Art Hogan's Bottom Seriously Violated

Sorry! I didn't know how else to word the headline. ;)

November 21, 2008

Art Hogan's Bottom Call

“This market is indiscriminately selling and ignoring good news out of IBM, GE, and ignoring good news on the monetary policy front.. all of that’s being ignored while we’re in liquidation mode.”

“I think if you look at all the carnage we’ve done to the major indices, the bottom gets put in today.“


That was said on October 10, 2008. The S&P closed that day at 899.22. It closed today at 735.09. That's an 18% loss for those keeping track at home.

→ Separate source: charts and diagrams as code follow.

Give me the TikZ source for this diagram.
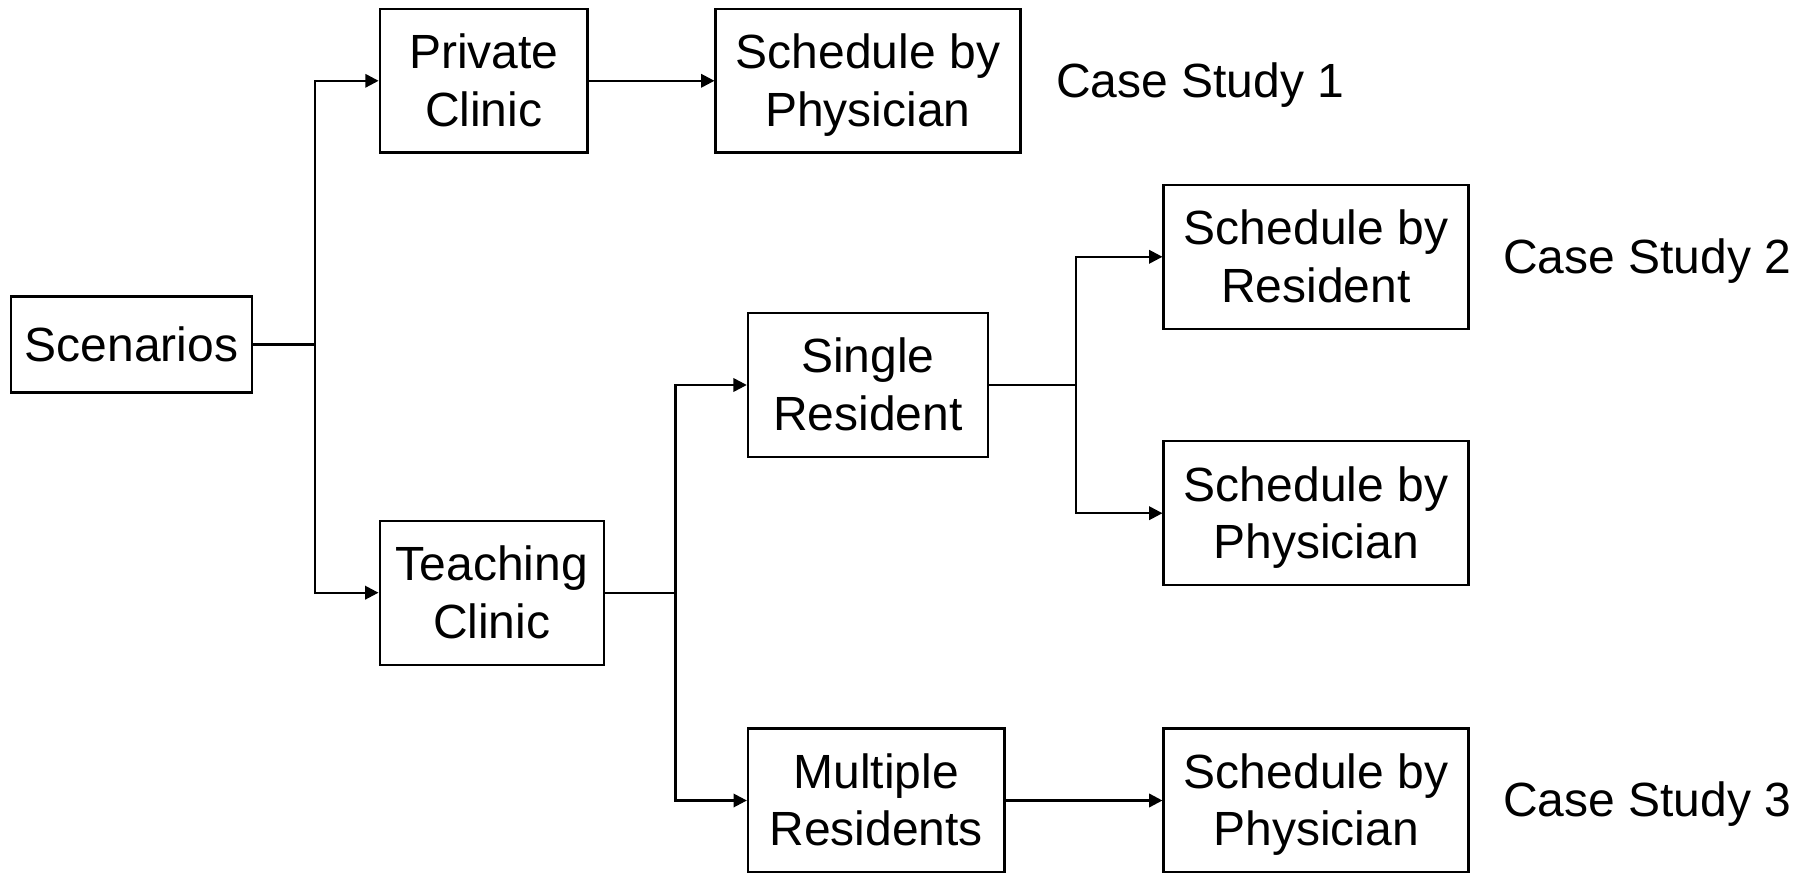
\documentclass[tikz,border=0pt]{standalone}
\usepackage{fontspec}
\setmainfont{Liberation Sans}
\usetikzlibrary{arrows.meta}

\tikzset{
  box/.style={draw, line width=1.8pt, inner sep=0pt, align=center,
    text height=75.6pt, text depth=7.6pt,
    font=\fontsize{36}{43}\selectfont},
  onebox/.style={box, text height=32.6pt},
  lbl/.style={anchor=west, inner sep=0pt, text height=32.6pt, text depth=7.6pt,
    font=\fontsize{36}{43}\selectfont},
  link/.style={line width=1.8pt},
  arr/.style={line width=1.8pt, -{Triangle[length=10pt,width=10pt]}}
}

\begin{document}
\begin{tikzpicture}[x=0.75pt,y=0.75pt,yscale=-1,xscale=1]
\useasboundingbox (0,0) rectangle (1810,873);

% Boxes
\node [onebox, minimum width=180.5pt, minimum height=72pt] (scen) at (131.5,344.7) {Scenarios};
\node [box, minimum width=155.8pt, minimum height=107.3pt] (priv) at (483.7,80.8) {Private\\Clinic};
\node [box, minimum width=168pt, minimum height=108pt] (teach) at (491.7,592.7) {Teaching\\Clinic};
\node [box, minimum width=228.5pt, minimum height=107.3pt] (phys1) at (868,80.8) {Schedule by\\Physician};
\node [box, minimum width=180pt, minimum height=108pt] (single) at (868,385) {Single\\Resident};
\node [box, minimum width=192.2pt, minimum height=108pt] (multi) at (876.2,800.5) {Multiple\\Residents};
\node [box, minimum width=228.5pt, minimum height=108pt] (res) at (1316,256.8) {Schedule by\\Resident};
\node [box, minimum width=228.5pt, minimum height=108pt] (phys2) at (1316,513.2) {Schedule by\\Physician};
\node [box, minimum width=228.5pt, minimum height=108pt] (phys3) at (1316,800.5) {Schedule by\\Physician};

% Case study labels
\node [lbl] (cs1) at (1056,80.8) {Case Study 1};
\node [lbl] (cs2) at (1503,256.8) {Case Study 2};
\node [lbl] (cs3) at (1503,799.5) {Case Study 3};

% Forks
\coordinate (fork1) at (315,344.7);
\coordinate (fork2) at (675.3,592.7);
\coordinate (fork3) at (1075.8,385);

% Connectors
\draw [link] (scen.east) -- (fork1);
\draw [arr] (fork1) |- (priv);
\draw [arr] (fork1) |- (teach);
\draw [arr] (priv) -- (phys1);
\draw [link] (teach.east) -- (fork2);
\draw [arr] (fork2) |- (single);
\draw [arr] (fork2) |- (multi);
\draw [link] (single.east) -- (fork3);
\draw [arr] (fork3) |- (res);
\draw [arr] (fork3) |- (phys2);
\draw [arr] (multi) -- (phys3);

\end{tikzpicture}
\end{document}
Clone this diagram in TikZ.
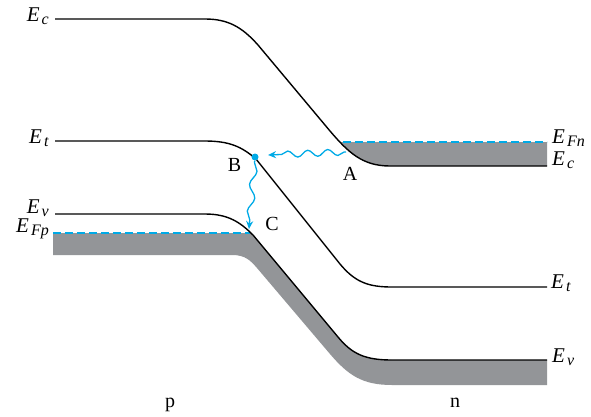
\documentclass[tikz,border=0pt]{standalone}
\usepackage{fontspec}
\setmainfont{Liberation Serif}
\usetikzlibrary{arrows.meta,positioning,decorations.pathmorphing}
\definecolor{bandgray}{RGB}{147,149,152}
\definecolor{fermicyan}{RGB}{0,170,230}
\newcommand{\lev}[1]{\textit{E}\kern2pt\raisebox{-0.35ex}{\fontsize{16}{16}\selectfont\textit{#1}}}
\tikzset{
level/.style={draw=black, line width=1.4pt},
fermi/.style={draw=fermicyan, line width=1.4pt, dash pattern=on 8pt off 4pt},
band/.style={fill=bandgray},
wave/.style={draw=fermicyan, line width=1.3pt, -{Stealth[length=8pt,width=7pt]}, decorate, decoration={snake, amplitude=3.2pt, segment length=20pt, pre length=2pt, post length=7pt}},
trapdot/.style={circle, fill=fermicyan, inner sep=0pt, minimum size=7pt},
lbl/.style={inner sep=0pt, font=\fontsize{20}{24}\selectfont},
elbl/.style={inner sep=0pt, font=\fontsize{21}{25}\selectfont}
}

\begin{document}
\begin{tikzpicture}[x=1pt, y=-1pt]
\useasboundingbox (0,0) rectangle (591,416);
% shaded bands
\begin{scope}
\clip (300,142) rectangle (547,170);
\fill[band] (330,131) .. controls (348,152) and (362,166) .. (390,166) -- (547,166) -- (547,120) -- (330,120) -- cycle;
\end{scope}
\fill[band] (53,233) -- (251,233) -- (253,235) -- (338,337) .. controls (352,354) and (365,360) .. (392,360) -- (547,360) -- (547,385) -- (392,385) .. controls (362,385) and (348,375) .. (330,354) -- (257,268) .. controls (250,260) and (245,255) .. (232,255) -- (53,255) -- cycle;
% quasi-Fermi levels
\draw[fermi] (53,233) -- (250,233);
\draw[fermi] (343,142) -- (547,142);
% band edges and trap level
\draw[level] (55,19) -- (205,19) .. controls (228,19) and (242,27) .. (258,45) -- (330,131) .. controls (348,152) and (362,166) .. (390,166) -- (547,166);
\draw[level] (55,141) -- (205,141) .. controls (230,141) and (242,147) .. (256,159) -- (340,264) .. controls (355,282) and (368,287) .. (392,287) -- (547,287);
\draw[level] (55,214) -- (205,214) .. controls (228,214) and (240,222) .. (253,235) -- (338,337) .. controls (352,354) and (365,360) .. (392,360) -- (547,360);
% labels
\node[elbl, anchor=base east] (ecp) at (49,21) {\lev{c}};
\node[elbl, anchor=base east] (etp) at (49,143) {\lev{t}};
\node[elbl, anchor=base east] (evp) at (49,213) {\lev{v}};
\node[elbl, anchor=base east] (efp) at (49,232) {\lev{Fp}};
\node[elbl, anchor=base west] (efn) at (552,143) {\lev{Fn}};
\node[elbl, anchor=base west] (ecn) at (552,165) {\lev{c}};
\node[elbl, anchor=base west] (etn) at (551,288) {\lev{t}};
\node[elbl, anchor=base west] (evn) at (552,362) {\lev{v}};
\node[lbl, anchor=base] (pside) at (170,407) {p};
\node[lbl, anchor=base] (nside) at (455,407) {n};
% capture and emission
\coordinate (ptA) at (346,152);
\coordinate (tipA) at (268,155);
\coordinate (tipC) at (249,229);
\node[trapdot] (dotB) at (255,157) {};
\node[lbl] (labA) at (350,174) {A};
\node[lbl, left=10pt of dotB, yshift=-8pt] (labB) {B};
\node[lbl] (labC) at (272,224) {C};
\draw[wave] (ptA) -- (tipA);
\draw[wave, decoration={segment length=27pt}] (dotB) -- (tipC);
\end{tikzpicture}
\end{document}
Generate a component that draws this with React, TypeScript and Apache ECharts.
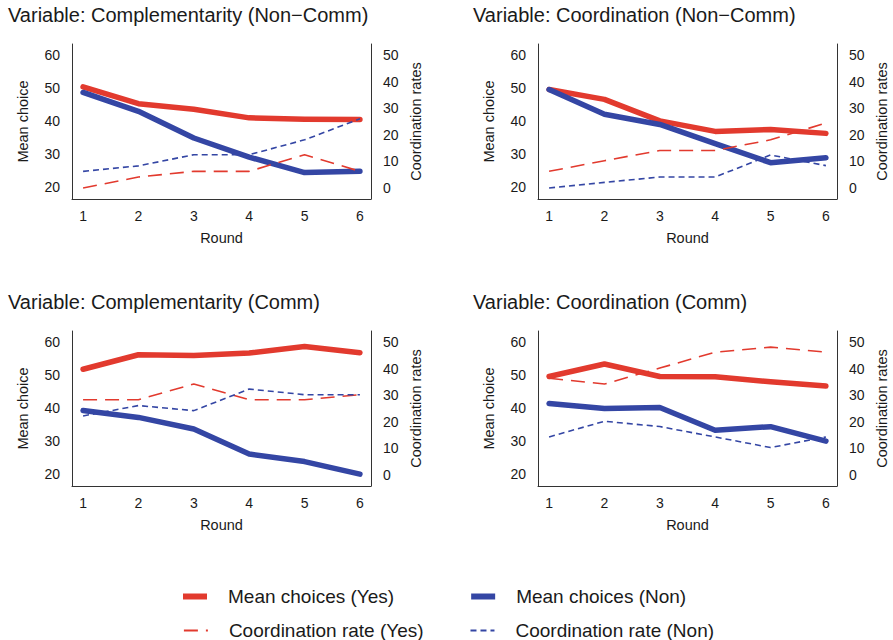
import React, { useEffect, useRef } from "react";
import * as echarts from "echarts";

const rounds = [1, 2, 3, 4, 5, 6];
const meanTicks = [20, 30, 40, 50, 60];
const rateTicks = [0, 10, 20, 30, 40, 50];

const panelTitles = [
  "Variable: Complementarity (Non\u2212Comm)",
  "Variable: Coordination (Non\u2212Comm)",
  "Variable: Complementarity (Comm)",
  "Variable: Coordination (Comm)",
];

// Panel 1: Complementarity (Non-Comm)
const compNonMeanYes = [50.4, 45.3, 43.6, 41.0, 40.6, 40.5];
const compNonMeanNon = [48.7, 43.0, 34.9, 29.1, 24.4, 24.8];
const compNonRateYes = [0, 4.1, 6.25, 6.25, 12.5, 6.25];
const compNonRateNon = [6.25, 8.3, 12.5, 12.5, 18.1, 26];

// Panel 2: Coordination (Non-Comm)
const coordNonMeanYes = [49.6, 46.6, 40.1, 36.9, 37.5, 36.3];
const coordNonMeanNon = [49.6, 42.1, 39.0, 33.2, 27.4, 28.9];
const coordNonRateYes = [6.25, 10.25, 14.1, 14.1, 18.1, 24.4];
const coordNonRateNon = [0, 2.1, 4.1, 4.1, 12.4, 8.4];

// Panel 3: Complementarity (Comm)
const compComMeanYes = [51.8, 56.2, 56.0, 56.7, 58.7, 56.8];
const compComMeanNon = [39.3, 37.2, 33.7, 26.1, 23.8, 20.0];
const compComRateYes = [28.3, 28.3, 34.2, 28.3, 28.3, 30.2];
const compComRateNon = [22.2, 26.1, 24.2, 32.3, 30.2, 30.2];

// Panel 4: Coordination (Comm)
const coordComMeanYes = [49.6, 53.4, 49.6, 49.5, 48.0, 46.7];
const coordComMeanNon = [41.4, 39.9, 40.2, 33.3, 34.4, 30.0];
const coordComRateYes = [36.4, 34.2, 40.2, 46.2, 48.1, 46.2];
const coordComRateNon = [14.3, 20.2, 18.2, 14.3, 10.3, 14.3];

const panels = [
  [compNonMeanYes, compNonMeanNon, compNonRateYes, compNonRateNon],
  [coordNonMeanYes, coordNonMeanNon, coordNonRateYes, coordNonRateNon],
  [compComMeanYes, compComMeanNon, compComRateYes, compComRateNon],
  [coordComMeanYes, coordComMeanNon, coordComRateYes, coordComRateNon],
];

const seriesNames = [
  "Mean choices (Yes)",
  "Mean choices (Non)",
  "Coordination rate (Yes)",
  "Coordination rate (Non)",
];

const RED = "#e23a2e";
const BLUE = "#3446a4";
const TEXT = "#1a1a1a";
const AXIS = "#333333";
const FONT = "'Liberation Sans', Arial, Helvetica, sans-serif";

export default function App() {
  const ref = useRef<HTMLDivElement>(null);

  useEffect(() => {
    if (!ref.current) return;
    const chart = echarts.init(ref.current, undefined, { renderer: "svg" });

    const gridPos = [
      { left: 72, top: 44 },
      { left: 538, top: 44 },
      { left: 72, top: 331 },
      { left: 538, top: 331 },
    ];

    const grid = gridPos.map((g) => ({
      left: g.left,
      top: g.top,
      width: 299,
      height: 155,
      containLabel: false,
    }));

    const title = panelTitles.map((t, i) => ({
      text: t,
      left: i % 2 === 0 ? 8 : 473,
      top: i < 2 ? 5 : 292,
      padding: 0,
      textStyle: { fontSize: 20, fontWeight: "normal", color: TEXT, fontFamily: FONT },
    }));

    const xAxis = gridPos.map((_, i) => ({
      type: "value",
      gridIndex: i,
      min: 0.8,
      max: 6.2,
      name: "Round",
      nameLocation: "middle",
      nameGap: 31,
      nameTextStyle: { fontSize: 14.5, color: TEXT, fontFamily: FONT },
      axisLine: { show: true, onZero: false, lineStyle: { color: AXIS, width: 1 } },
      axisTick: { show: false },
      splitLine: { show: false },
      axisLabel: { customValues: rounds, margin: 10, fontSize: 14, color: TEXT, fontFamily: FONT },
    }));

    const yAxis: any[] = [];
    gridPos.forEach((_, i) => {
      yAxis.push({
        type: "value",
        gridIndex: i,
        position: "left",
        min: 16.4,
        max: 63.4,
        name: "Mean choice",
        nameLocation: "middle",
        nameRotate: 90,
        nameGap: 42,
        nameTextStyle: { fontSize: 14.5, color: TEXT, fontFamily: FONT },
        axisLine: { show: true, lineStyle: { color: AXIS, width: 1 } },
        axisTick: { show: false },
        splitLine: { show: false },
        axisLabel: { customValues: meanTicks, margin: 12, fontSize: 14, color: TEXT, fontFamily: FONT },
      });
      yAxis.push({
        type: "value",
        gridIndex: i,
        position: "right",
        min: -4.16,
        max: 54.16,
        name: "Coordination rates",
        nameLocation: "middle",
        nameRotate: 90,
        nameGap: 37,
        nameTextStyle: { fontSize: 14.5, color: TEXT, fontFamily: FONT },
        axisLine: { show: true, lineStyle: { color: AXIS, width: 1 } },
        axisTick: { show: false },
        splitLine: { show: false },
        axisLabel: { customValues: rateTicks, margin: 12, fontSize: 14, color: TEXT, fontFamily: FONT },
      });
    });

    const styles = [
      { color: RED, width: 5.5, type: "solid", cap: "round", axis: 0 },
      { color: BLUE, width: 5.5, type: "solid", cap: "round", axis: 0 },
      { color: RED, width: 1.6, type: [14, 8], cap: "butt", axis: 1 },
      { color: BLUE, width: 1.6, type: [6, 4], cap: "butt", axis: 1 },
    ];

    const series: any[] = [];
    panels.forEach((arrs, i) => {
      arrs.forEach((vals, k) => {
        const s = styles[k];
        series.push({
          type: "line",
          name: seriesNames[k],
          xAxisIndex: i,
          yAxisIndex: 2 * i + s.axis,
          data: rounds.map((r, j) => [r, vals[j]]),
          symbol: "none",
          showSymbol: false,
          silent: true,
          z: 2 + k,
          itemStyle: { color: s.color },
          lineStyle: { color: s.color, width: s.width, type: s.type, cap: s.cap, join: "round" },
        });
      });
    });

    const legendItem = (k: number) => ({
      name: seriesNames[k],
      itemStyle: { opacity: 0 },
      lineStyle: {
        color: styles[k].color,
        width: k < 2 ? 6 : 1.8,
        type: styles[k].type,
        cap: "butt",
      },
    });

    const legendBase = {
      orient: "horizontal",
      padding: 0,
      itemWidth: 24,
      itemHeight: 14,
      selectedMode: false,
      textStyle: { fontSize: 19, color: TEXT, fontFamily: FONT, padding: [0, 0, 0, 16] },
    };

    const legend = [
      { ...legendBase, left: 180, top: 587, itemGap: 74, data: [legendItem(0), legendItem(1)] },
      { ...legendBase, left: 183, top: 621, itemGap: 46, data: [legendItem(2), legendItem(3)] },
    ];

    chart.setOption({
      animation: false,
      backgroundColor: "#ffffff",
      textStyle: { fontFamily: FONT },
      title,
      grid,
      xAxis,
      yAxis,
      legend,
      series,
    });

    return () => chart.dispose();
  }, []);

  return (
    <div
      ref={ref}
      style={{ position: "absolute", left: 0, top: 0, width: 893, height: 640 }}
    />
  );
}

What's 18% in this environment?

A pessimist would say that at today's
0.25% interest rate on three month treasury bills, it's going to take 66 years to safely make it back. Why not 72 years? Fortunately, the interest will compound and you'll soon be earning interest on that interest.

On the other hand, a pessimist would say that at today's
14.03% interest on a typical credit card, that's just 15 months of interest.

What on earth? How did the pessimist get in there twice? I was planning to have an optimist offer the rebuttal. Sorry!

Let's look at that good news out of GE we've apparently been ignoring. It closed at 21.50 on October 10, 2008. It closed down 6.5% today to 8.51. That's a 60% loss.


GE cuts quarterly dividend to 10 cents a share

In a statement Friday, CEO Jeff Immelt said that GE's board of directors cut the payout to strengthen its balance sheet and provide "additional flexibility." GE is trying to protect its top 'AAA' credit rating despite growing doubts over the stability of its GE Capital lending unit.

Those are growing doubts over stability from an indiscriminate selling, the ignoring of good news, and a liquidation mode mindset though. I want to make that clear.